Hopefully this picture expains what I am trying to do. Each bar has 8 evenly spaced cuts. I have 20 of them to do. My dado will not cut the full width of the cut in one pass. I thought I had this figured out but when I went to do it I failed. I scratched my head for about 2 hours and made lots of test cuts but I could not come up with anything. I also have a router table I can utilize but only one miter guage.


----------



## mark4345 (Oct 7, 2011)

Make a box joint jig to index the cuts


----------



## waho6o9 (May 6, 2011)

William Ng ^

Good idea Mark4345


----------



## TheFridge (May 1, 2014)

Yeah buddy


----------



## realcowtown_eric (Feb 4, 2013)

Get some inexpensive plastic shimns and widen it so you can do it at one go,

Most dado heads have negative rake, so they tend to lift the work. with all the ones I use, two passess are required for precise depth.

Eric


----------



## onesojourner (Sep 13, 2013)

> Make a box joint jig to index the cuts
> 
> - mark4345


That was my thought to, and that is how I cut this scrap. The space between the end and the first cut is perfect, but the next cut will be wrong until the rest of the waste in the first cut is removed.


----------



## onesojourner (Sep 13, 2013)

I think maybe instead of having the spacer 15/32nds from the closest edge of the blade, maybe I should have the spacer in my jig set at 45/32nds from the outside of the blade. that would get my first cut in the right spot then I could just put the opposite face up against the fence and it should come out perfect… right?


----------



## Kazooman (Jan 20, 2013)

Yep, box joint jig.
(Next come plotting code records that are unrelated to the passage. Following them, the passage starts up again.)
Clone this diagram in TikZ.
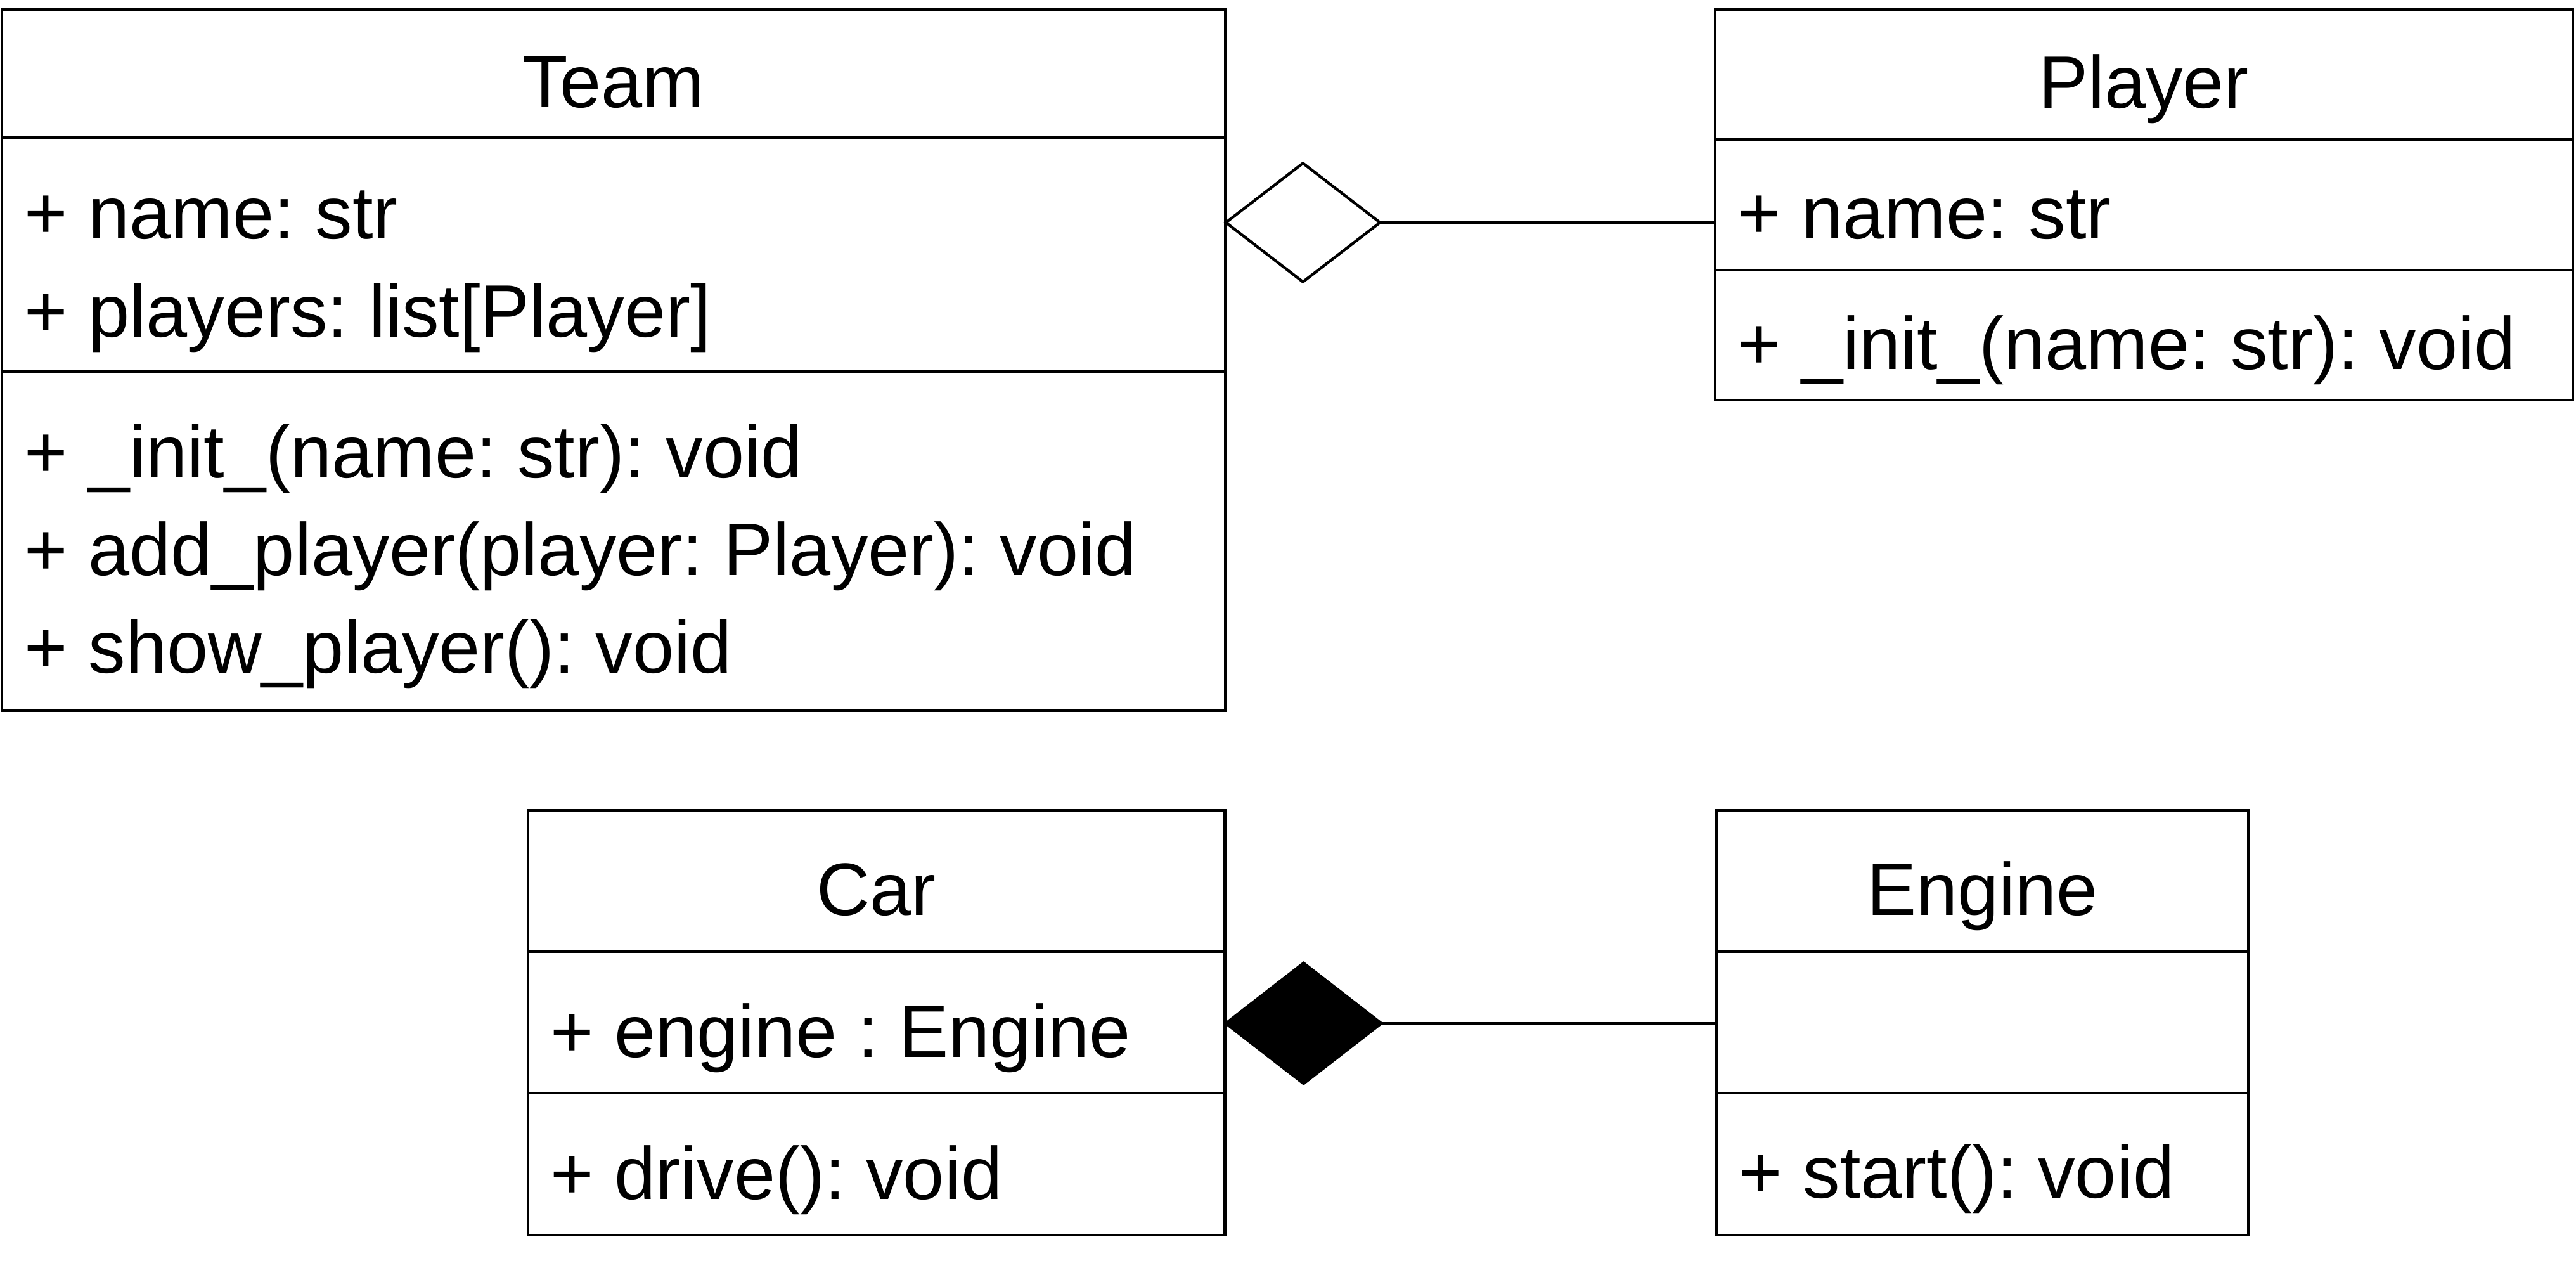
\documentclass[tikz,border=0pt]{standalone}
\usepackage{fontspec}
\setmainfont{Liberation Sans}
\usetikzlibrary{shapes.geometric}
\frenchspacing
\begin{document}
\frenchspacing
\begin{tikzpicture}[x=0.01cm,y=-0.01cm,
  compart/.style={draw, line width=1.25pt, rectangle, inner sep=0pt, outer sep=0pt, anchor=north west},
  hd/.style={font=\fontsize{33.3}{40}\selectfont, inner sep=0pt, anchor=base},
  ln/.style={font=\fontsize{33.3}{40}\selectfont, inner sep=0pt, anchor=base west},
  link/.style={draw, line width=1.25pt},
  dia/.style={diamond, draw, line width=1.25pt, inner sep=0pt, outer sep=0pt, anchor=west}]
\useasboundingbox (0,0) rectangle (4064,1992);
\fill[white] (0,0) rectangle (4064,1992);
% Team
\node[compart, minimum width=19.29cm, minimum height=2.02cm] (teamH) at (3,15) {};
\node[compart, minimum width=19.29cm, minimum height=3.69cm] (teamA) at (3,217) {};
\node[compart, minimum width=19.29cm, minimum height=5.34cm] (teamM) at (3,586) {};
\node[hd] (teamT) at (967.5,170) {Team};
\node[ln] (teamA1) at (38,377) {+ name: str};
\node[ln] (teamA2) at (38,532) {+ players: list[Player]};
\node[ln] (teamM1) at (38,754) {+ \_init\_(name: str): void};
\node[ln] (teamM2) at (38,907) {+ add\_player(player: Player): void};
\node[ln] (teamM3) at (38,1061) {+ show\_player(): void};
% Player
\node[compart, minimum width=13.52cm, minimum height=2.05cm] (playerH) at (2706,15) {};
\node[compart, minimum width=13.52cm, minimum height=2.06cm] (playerA) at (2706,220) {};
\node[compart, minimum width=13.52cm, minimum height=2.05cm] (playerM) at (2706,426) {};
\node[hd] (playerT) at (3382,171) {Player};
\node[ln] (playerA1) at (2741,377) {+ name: str};
\node[ln] (playerM1) at (2741,583) {+ \_init\_(name: str): void};
% Car
\node[compart, minimum width=10.99cm, minimum height=2.23cm] (carH) at (833,1278) {};
\node[compart, minimum width=10.99cm, minimum height=2.23cm] (carA) at (833,1501) {};
\node[compart, minimum width=10.99cm, minimum height=2.24cm] (carM) at (833,1724) {};
\node[hd] (carT) at (1382.5,1443) {Car};
\node[ln] (carA1) at (868,1667) {+ engine : Engine};
\node[ln] (carM1) at (868,1891) {+ drive(): void};
% Engine
\node[compart, minimum width=8.39cm, minimum height=2.23cm] (engineH) at (2708,1278) {};
\node[compart, minimum width=8.39cm, minimum height=2.23cm] (engineA) at (2708,1501) {};
\node[compart, minimum width=8.39cm, minimum height=2.24cm] (engineM) at (2708,1724) {};
\node[hd] (engineT) at (3127.5,1443) {Engine};
\node[ln] (engineM1) at (2743,1889) {+ start(): void};
% Aggregation
\node[dia, fill=white, minimum width=2.43cm, minimum height=1.87cm] (agg) at (1934,351) {};
\draw[link] (agg.east) -- (agg.east -| playerA.west);
% Composition
\node[dia, fill=black, minimum width=2.45cm, minimum height=1.9cm] (cmp) at (1934,1614) {};
\draw[link] (cmp.east) -- (cmp.east -| engineA.west);
\end{tikzpicture}
\end{document}
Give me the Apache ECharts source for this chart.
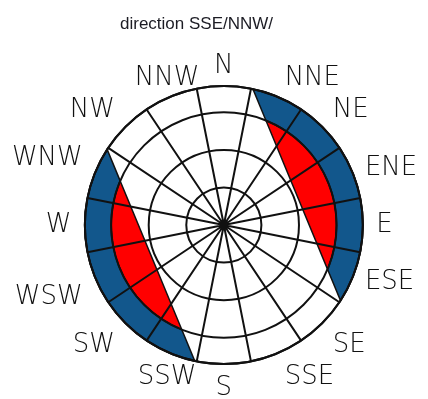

Set it up to cut all of the left hand sides first so they will have the proper spacing. Then reset it to cut out the remaining portion of the slots in a series of second passes.


----------



## distrbd (Sep 14, 2011)

> Get some inexpensive plastic shimns and widen it so you can do it at one go,
> 
> Most dado heads have negative rake, so they tend to lift the work. with all the ones I use, two passess are required for precise depth.
> 
> ...


Exactly.you need a couple of spacers to do accurate cuts.


----------



## MrRon (Jul 9, 2009)

This is basically a large finger joint jig. Make your first 15/32 cut. Then index every 1-13/32 and repeat cut until all cuts have been made. Then go back to the start. Remove the last bit of the first cut and index the rest the same 1-13/32 until all have been done.


----------



## onesojourner (Sep 13, 2013)

> This is basically a large finger joint jig. Make your first 15/32 cut. Then index every 1-13/32 and repeat cut until all cuts have been made. Then go back to the start. Remove the last bit of the first cut and index the rest the same 1-13/32 until all have been done.
> 
> - MrRon


Awesome. That is what I was thinking. Thanks.


----------